Pam poked her nose in the jar and reported that she smelled apricots and figs. My nose detected tobacco and hints of vanilla. Both of us agreed it was the most fragrant saffron we had ever had the pleasure of smelling. A sure sign of pure saffron is its powerful aroma and distinctive color.  Patricia Wells, whose summer home and famous cooking school are in nearby Vaison-la-Romaine, opts to use the Pellet’s saffron.
Come fall, this field will be covered with purple crocuses.  Photo:  Pamela J. O’Neill

We learned a lot about saffron from François as he told us the story of how he and his wife came to live in a beautiful inn on the forest-covered land at the base of Les Dentelles de Monmirail, surrounded by six plots of Crocus sativis.
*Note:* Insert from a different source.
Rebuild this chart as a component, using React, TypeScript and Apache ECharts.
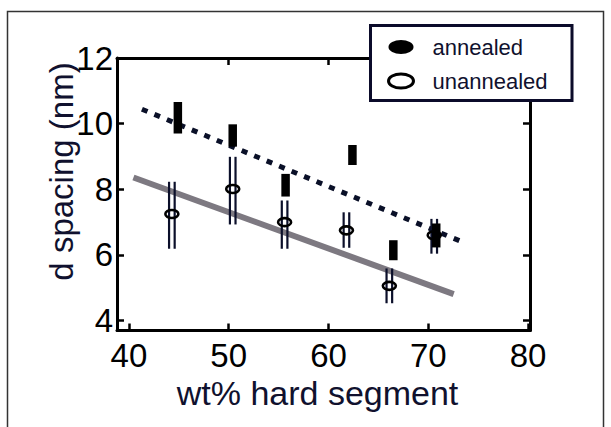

L’Aube Safran interior.  Photos:  Pamela J. O’Neill

François invited us into the inn which radiated tranquility. Tastefully appointed in the natural palate of colors for which Provence is well known and beautifully adorned with large canvasses of modern art in muted colors, it was easy to feel comfortable and relaxed.

L’Aube Safran interior.  Photos:  Pamela J. O’Neill

The living room opens into a courtyard where I imagined guests taking breakfast or an afternoon tea, or simply relaxing.  The stone pool inspires reflection and calmness.  I immediately felt an intense feeling of calmness washing over my hot and very tired body.

L’Aube Safran courtyard.  Photos:  Pamela J. O’Neill
François was the architect behind the house design and Marie was the interior decorator behind the color scheme and furnishings.
Guest room in L’Aube Safran.  Photo: Pamela J. O’Neill
We saw one guest room—there was only one of the five guest rooms that was not booked—and it was lovely. It opened onto the grounds where one felt pulled to venture further and we obliged. A beautiful pool was nearby.
The pool and adjacent bar.  Photos:  Pamela J. O’Neill
It would be exciting to be in residence when the saffron harvest begins. I tried to imagine the exotic aroma of saffron wafting up from the parcels of land where the Pillets and others would be working quickly to pick the small flowers and pluck the delicate stigmas from the purple flowers. I imagined its simultaneously sweet and earthy  fragrance permeating the room. I would love to be in L’Aube Safran one fall to see Provence’s other field of purple and experience its harvest.
 The very distinctive Dentelles de Monmirail can be seen in the distance.
Photo:  Pamela J. O’Neill
L’Aube Safran is located in Le Barroux.  It is open April through mid-November. Room rates start at 160 euros a night. Visit the website ( for more details, including Marie’s schedule of preparing dinners for guests and recipes from her collection of saffron-laced meals.
Un grand merci to Germaine Juneau for alerting me to L’Aube Safran.  I met up with Germaine in Ansoius, where she spent her last weeks of a year-long sojourn in Paris.


  1. La Dolce Vita California July 8, 2014 at 4:14 am

    Really interesting, Susan. I thought saffron was a stamen, and now I know it is the female stigma! I also did not know it came from crocus. Thanks for this post. Looks like a lovely field trip! – Kirsten

  2. Wow – what a fantastic visit. I would love to have smelled the saffron and you both did. Mark and I tried to grow the autumn crocuses once, with no luck. Now (in Tucson) it is definitely out of the question. The inn looks so beautiful and calm is tranquil is definitely the word. Can't wait to hear about all your other adventures!

  3. Joyce @ Travel Beyond Paris July 8, 2014 at 12:56 pm

    Terrific post just chocked full of information and what a discovery. Keep exploring and writing, I love your blog

  4. Hi Joyce,
    Thanks for stopping by! And for the lovely compliment!